12 Week 3 Deliverable – Scaling Analysis & QMIX Focus Decision
13 Week 3 – Scaling Analysis & Strategic QMIX Focus
13.1 1. Weekly Objectives
This week’s activities focused on:
- Compiling scaling analysis results from team members
- Documenting the strategic decision to focus on QMIX
- Updating research paper methodology sections
- Analyzing algorithm performance across different configurations
13.2 2. Strategic Decision: QMIX Focus
13.2.1 2.1 Decision Rationale
After two weeks of parallel algorithm development, the team made a strategic decision to focus primarily on QMIX for the remainder of the project. This decision was based on:
- Strongest Empirical Performance: QMIX achieved the highest test returns on RWARE
- Value Decomposition Advantages: Mixing network effectively handles credit assignment
- Scalability Potential: Architecture designed for varying agent counts
- Industry Relevance: Value-based methods common in warehouse robotics
13.2.2 2.2 Algorithm Comparison Summary
| Algorithm | RWARE Performance | Tuning Difficulty | Scalability |
|---|---|---|---|
| QMIX | Best (3.25 mean) | High | Excellent |
| IPPO-LSTM | Good (2.8 mean) | Moderate | Good |
| MASAC | Moderate | Moderate | Good |
13.2.3 2.3 Supporting Research on Algorithm Selection
QMIX’s suitability for warehouse robotics aligns with literature findings:
Value decomposition methods like QMIX excel in fully cooperative settings where credit assignment is challenging. The monotonicity constraint ensures that individual agent improvements translate to team-level gains—a critical property for warehouse coordination where all robots must work toward shared objectives.

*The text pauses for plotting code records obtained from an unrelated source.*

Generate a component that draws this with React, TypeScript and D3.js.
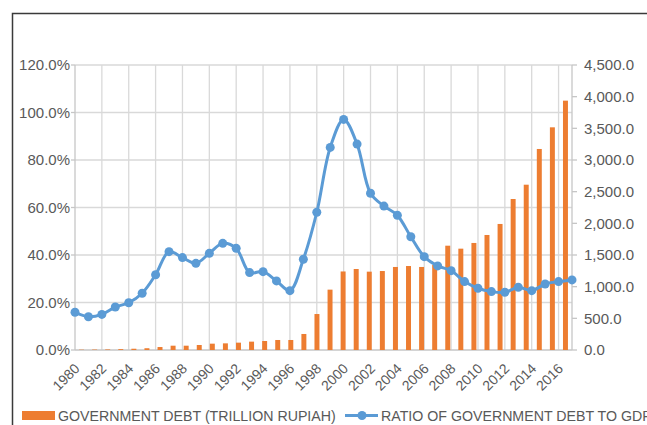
import React from "react";
import * as d3 from "d3";

// years on the category axis
const years = d3.range(1980, 2018);

// government debt, trillion rupiah (right axis, bars)
const debt = [
  5, 7, 9, 14, 20, 28, 47, 68, 68, 79, 100, 105, 116, 132, 142, 158, 158, 253,
  568, 953, 1240, 1279, 1237, 1247, 1311, 1326, 1311, 1342, 1647, 1600, 1690,
  1816, 1990, 2384, 2610, 3174, 3516, 3937,
];

// ratio of government debt to GDP, % (left axis, line)
const ratio = [
  15.9, 14.0, 15.0, 18.1, 19.9, 23.9, 31.7, 41.4, 38.9, 36.5, 40.7, 44.9, 42.8,
  32.6, 33.0, 29.1, 25.0, 38.2, 58.0, 85.3, 97.1, 86.7, 66.0, 60.6, 56.7, 47.7,
  39.3, 35.4, 33.4, 28.8, 26.0, 24.6, 24.3, 26.4, 25.0, 27.8, 28.8, 29.5,
];

const leftTicks = [0, 20, 40, 60, 80, 100, 120];
const rightTicks = [0, 500, 1000, 1500, 2000, 2500, 3000, 3500, 4000, 4500];
const labelYears = years.filter((y) => y % 2 === 0);

const legendLabels = [
  "GOVERNMENT DEBT (TRILLION RUPIAH)",
  "RATIO OF GOVERNMENT DEBT TO GDP",
];

const W = 647;
const H = 425;
const left = 75;
const right = 572;
const top = 65;
const bottom = 350;

const orange = "#ED7D31";
const blue = "#5B9BD5";
const grid = "#d9d9d9";
const textColor = "#595959";
const font = "Liberation Sans, Arial, sans-serif";

export default function App() {
  const xPoint = d3.scalePoint<number>().domain(years).range([left, right]);
  const xBand = d3
    .scaleBand<number>()
    .domain(years)
    .range([left, right])
    .paddingInner(0.62)
    .paddingOuter(0.31);
  const yLeft = d3.scaleLinear().domain([0, 120]).range([bottom, top]);
  const yRight = d3.scaleLinear().domain([0, 4500]).range([bottom, top]);

  const line = d3
    .line<number>()
    .x((_, i) => xPoint(years[i])!)
    .y((d) => yLeft(d))
    .curve(d3.curveCatmullRom.alpha(0.5));

  const fmtPct = d3.format(".1f");
  const fmtNum = d3.format(",.1f");

  return (
    <svg
      width={W}
      height={H}
      style={{ position: "absolute", left: 0, top: 0, background: "#fff" }}
      fontFamily={font}
    >
      {/* outer frame */}
      <path d={`M12.5,${H} V13.5 H${W}`} fill="none" stroke="#3a3a3a" strokeWidth={1.5} />

      {/* horizontal gridlines */}
      {leftTicks.slice(1).map((t) => (
        <line key={t} x1={left} x2={right} y1={yLeft(t)} y2={yLeft(t)} stroke={grid} strokeWidth={1.3} />
      ))}
      {/* vertical gridlines */}
      {labelYears.slice(1).map((y) => (
        <line key={y} x1={xPoint(y)} x2={xPoint(y)} y1={top} y2={bottom} stroke={grid} strokeWidth={1.3} />
      ))}

      {/* axes */}
      <line x1={left} x2={left} y1={top} y2={bottom} stroke="#c6c6c6" strokeWidth={1.3} />
      <line x1={right} x2={right} y1={top} y2={bottom} stroke="#c6c6c6" strokeWidth={1.3} />
      <line x1={left} x2={right} y1={bottom} y2={bottom} stroke="#c6c6c6" strokeWidth={1.3} />
      {leftTicks.map((t) => (
        <line key={t} x1={left - 4} x2={left} y1={yLeft(t)} y2={yLeft(t)} stroke="#c6c6c6" strokeWidth={1.3} />
      ))}
      {rightTicks.map((t) => (
        <line key={t} x1={right} x2={right + 5} y1={yRight(t)} y2={yRight(t)} stroke="#c6c6c6" strokeWidth={1.3} />
      ))}

      {/* bars */}
      {debt.map((d, i) => (
        <rect
          key={years[i]}
          x={xBand(years[i])}
          y={yRight(d)}
          width={xBand.bandwidth()}
          height={bottom - yRight(d)}
          fill={orange}
        />
      ))}

      {/* ratio line */}
      <path d={line(ratio)!} fill="none" stroke={blue} strokeWidth={3} strokeLinejoin="round" />
      {ratio.map((d, i) => (
        <circle key={years[i]} cx={xPoint(years[i])} cy={yLeft(d)} r={4.5} fill={blue} />
      ))}

      {/* left axis labels */}
      {leftTicks.map((t) => (
        <text key={t} x={70} y={yLeft(t)} dy="0.35em" textAnchor="end" fontSize={15} fill={textColor}>
          {fmtPct(t)}%
        </text>
      ))}
      {/* right axis labels */}
      {rightTicks.map((t) => (
        <text key={t} x={584} y={yRight(t)} dy="0.35em" fontSize={15} fill={textColor}>
          {fmtNum(t)}
        </text>
      ))}
      {/* year labels */}
      {labelYears.map((y) => (
        <text
          key={y}
          transform={`translate(${xPoint(y)! + 2},${bottom + 16}) rotate(-45)`}
          textAnchor="end"
          dy="0.35em"
          fontSize={14}
          fill={textColor}
        >
          {y}
        </text>
      ))}

      {/* legend */}
      <rect x={22} y={411} width={33} height={9} fill={orange} />
      <text x={58} y={420.5} fontSize={14.2} fill={textColor}>
        {legendLabels[0]}
      </text>
      <line x1={345} x2={378} y1={415.5} y2={415.5} stroke={blue} strokeWidth={3} />
      <circle cx={362} cy={415.5} r={4.5} fill={blue} />
      <text x={381} y={420.5} fontSize={14.2} fill={textColor}>
        {legendLabels[1]}
      </text>
    </svg>
  );
}
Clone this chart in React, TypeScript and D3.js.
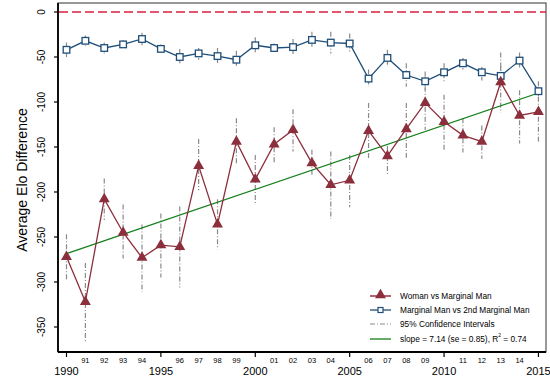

13.3 3. Scaling Analysis Results
13.3.1 3.1 Agent Count Scaling
Compiled results from scaling experiments:
| Configuration | Agents | Test Return | Training Steps |
|---|---|---|---|
| tiny-2ag-v2 | 2 | 3.25 | 20M |
| small-4ag-v1 | 4 | 2.10 | 30M |
| medium-6ag-v1 | 6 | 1.45 | 40M |
Observations:
- Performance degrades with increased agent count (expected)
- Training time increases super-linearly with agents
- Coordination complexity grows combinatorially
13.3.2 3.2 Environment Size Scaling
| Environment | Grid Size | Agents | Difficulty |
|---|---|---|---|
| tiny | 5×10 | 2 | Low |
| small | 7×15 | 4 | Medium |
| medium | 10×20 | 6 | High |
| hard | 15×30 | 8+ | Very High |
13.3.3 3.3 Scaling Insights for Research Paper
Added to Discussion section:
Our scaling analysis reveals significant challenges in applying MARL algorithms to larger warehouse configurations. While QMIX demonstrates robust performance on small-scale problems, the curse of dimensionality becomes apparent as agent counts increase. The joint action space grows exponentially, and the mixing network must learn increasingly complex relationships between individual Q-values and global performance.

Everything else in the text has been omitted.